The story revolves Angelica Fanshawe (who is fictitious) in the years 1623 when she is born until the restoration of Charles II. When Angelica is small, her mother who is Catholic decides to go to France to become a nun, leaving Angelica to the care of her cousin's family. As the boat is leaving, Angelica declares that she no longer believes in God, and she sees the Devil standing on a branch of a tree. When she is sixteen, she marries her cousin Henry who is the heir to Fanshawe manor. On her wedding day, Elizabeth Lilburne begs her to ask the King to pardon her husband John Lilburne who is being flogged within an inch of his life for his radical views. Angelica declines to intervene.
Her marriage to her cousin Harry is not smooth. Angelica has opinions which her husband does not like, and he treats her coldly for being enthusiastic in the marriage bed. When the Civil War breaks out, Harry offers his manor up to the enemy without a fight which leads to the King ordering his death by firing squad. This leaves Angelica feeling betrayed by the King, and disenchanted with the royalist cause. After her husband's death, she is left penniless and alone. She is taken in by a merchant who buys her dinner but wants sex in exchange. Angelica threatens him and when he doesn't take her warning seriously, she stabs him to death, leading his friend Jollife seeking revenge for his death. Sexby rescues her from being attacked in the woods.

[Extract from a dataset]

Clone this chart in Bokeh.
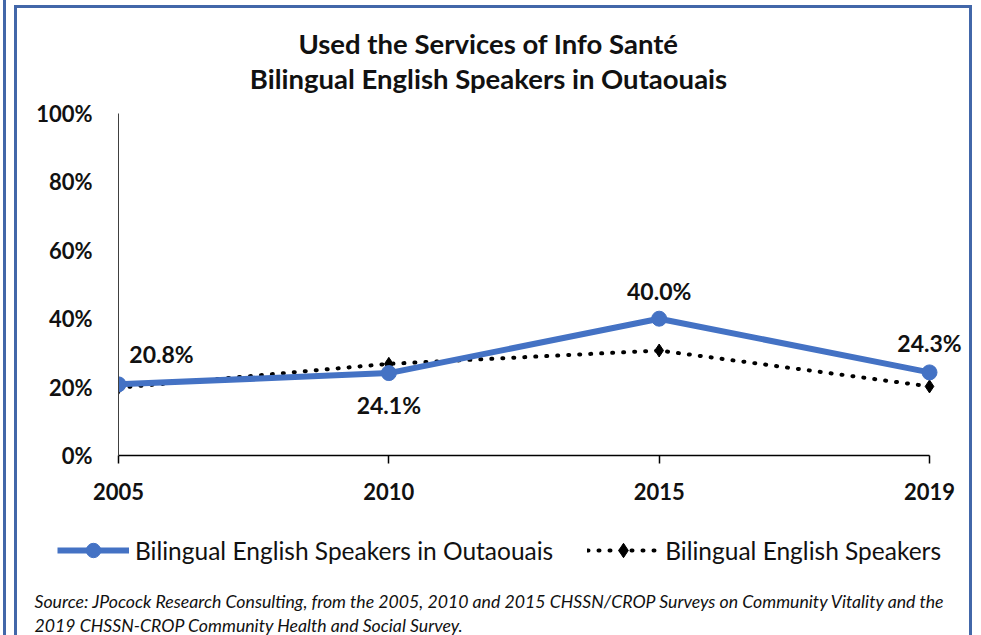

She becomes involved with Thomas Rainsborough when the Roundheads occupy her families manor house, and they fall in love and are married. Unfortunately Rainsborough is assassinated leaving Angelica a widow for the second time. A friend, Edward Sexby offers to marry her, although Angelica no longer wants to be married. She wants her freedom. However there is a war on and marriage will protect her as she goes back to live at the manor house which has no been given to the Dissenters.
Sexby is in love with her but she tells him that she will never love him. She gets involved with another one of the dissenters who is actually being paid by Jollife to get Angelica arrested for indecency and promiscuity. Sexby again rescues her and this time she is willing to allow herself to love him. Unfortunately Sexby has been disallusioned by his good friend Cromwell who he suspects of ordering the death of Rainsborough. He was also disgusted by Cromwell's actions in Ireland and the idea that Cromwell might become King. He decides to take matters into his own hands and assassinate Cromwell, however he is betrayed and commits suicide when he realizes his plan has been foiled.
The miniseries ends with Angelica giving birth to Sexby's daughter and living to see the restoration of Charles II.
The Devil's Whore is sub-titled the 'true adventures of Angelica Fanshawe.' However Angelica is fictional although the majority of characters in the miniseries that she mixes with are not. My biggest problem with this story is that she marries real life historical characters. This may sound hypocritical. I have no problem with fictional characters sleeping with historical figures known to be particularly promiscuous such as Charles II, Byron, Edward VII, George IV, Alexandre Dumas, etc. But having fictional characters marry real life historical characters is going to far.
The other big problem is even though the miniseries is called The Devil's Whore, there is nothing particularly outrageous or scandalous about Angelica. She's actually quite boring compared to the real life historical figures she mixes with. Elizabeth Lilburne, who spent her life helping her husband John Lilburne with his causes, and who fought like a demon to have him set free during his imprisonment, is a more interesting figure than Angelica. Angelica seems to have no opinions of her own, she takes on the opinions of the men that she's involved with. Compared to real life women Brilliana Harley who defended her home Brampton Bryan Castle for seven weeks against the Royalist, Angelica really does nothing much of note during the miniseries.
One of the writers Martine Brant is married to a man who is descended from Lady Anne Fanshawe, the wife of King Charles I's Chancellor, who wrote a diary about this period. I would rather the miniseries be based on one the actual women who lived during the Civil War than this hodge podge that was created. When Peter Flannery was asked if he was worried that people will take their history from the miniseries, he was quoted as saying that people don't take Gone with the Wind as fact about the American Civil War, which is true but at least Margaret Mitchell didn't have Scarlett O'Hara involved with Stonewall Jackson or Robert E. Lee.
The saving grace of the miniseries was that it was set during the English Civil War which is a neglected period in English history. I found the men in the series to be the most compelling characters, particularly Cromwell, who fought so hard against the royalists, only to end up not having achieving what he set out to accomplish when he becomes Lord Protector of England, in defacto King but without the title.
Unfortunatley I don't know when or if this miniseries will ever be available in America. If you are lucky enough to find it on You Tube, I would watch it simply for the story of the English Civil War.